Si Montbel avait espéré que l’Autriche prendrait fait et cause pour Charles X contre Louis-Philippe, il fut détrompé par les propos qui lui étaient tenus. L’Empereur abhorrait la Révolution qui venait de s’accomplir en France ; mais, si Louis-Philippe adoptait la même ligne de conduite que les autres Etats européens, il était impossible de le traiter en ennemi.

— Nous l’avons reconnu comme un mal abhorré, dit encore Metternich, mais moindre pour nous que l’anarchie. Si l’on me proposait d’être pendu ou roué, je préférerais la potence.

Ces discussions se poursuivirent durant plusieurs audiences ; mais elles étaient toutes platoniques et ne pouvaient produire aucun résultat. Elles n’altérèrent en rien d’ailleurs le caractère bienveillant des procédés dont Montbel fut l’objet. Ils se manifestèrent notamment par l’offre de secours en numéraire que fit Metternich, en son nom et au nom de son souverain, au noble serviteur des Bourbons, en lui faisant observer que de sa part, à lui, c’était un procédé de collègue à collègue, de gentilhomme à gentilhomme. Très ému par cette proposition généreuse, Montbel refusa en exprimant la plus vive gratitude.

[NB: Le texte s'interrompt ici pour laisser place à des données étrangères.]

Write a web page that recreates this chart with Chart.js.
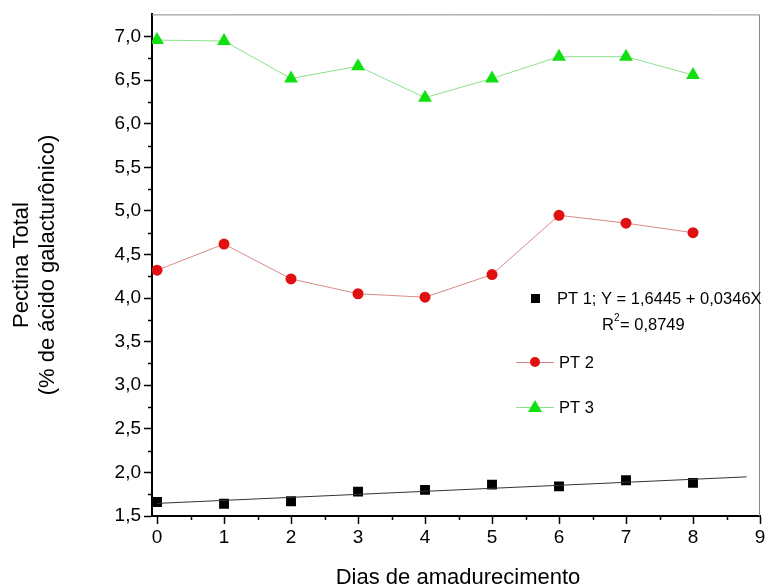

Il avoue qu’il lui restait encore six cents francs des sommes qu’il avait reçues ou empruntées. Avec une stricte économie, il pouvait vivre pendant assez longtemps et, si c’était nécessaire, se créer des ressources, en donnant des leçons de littérature ou d’histoire ou en prenant un emploi chez un banquier. Il voulait que ses revers ne fussent à charge à personne.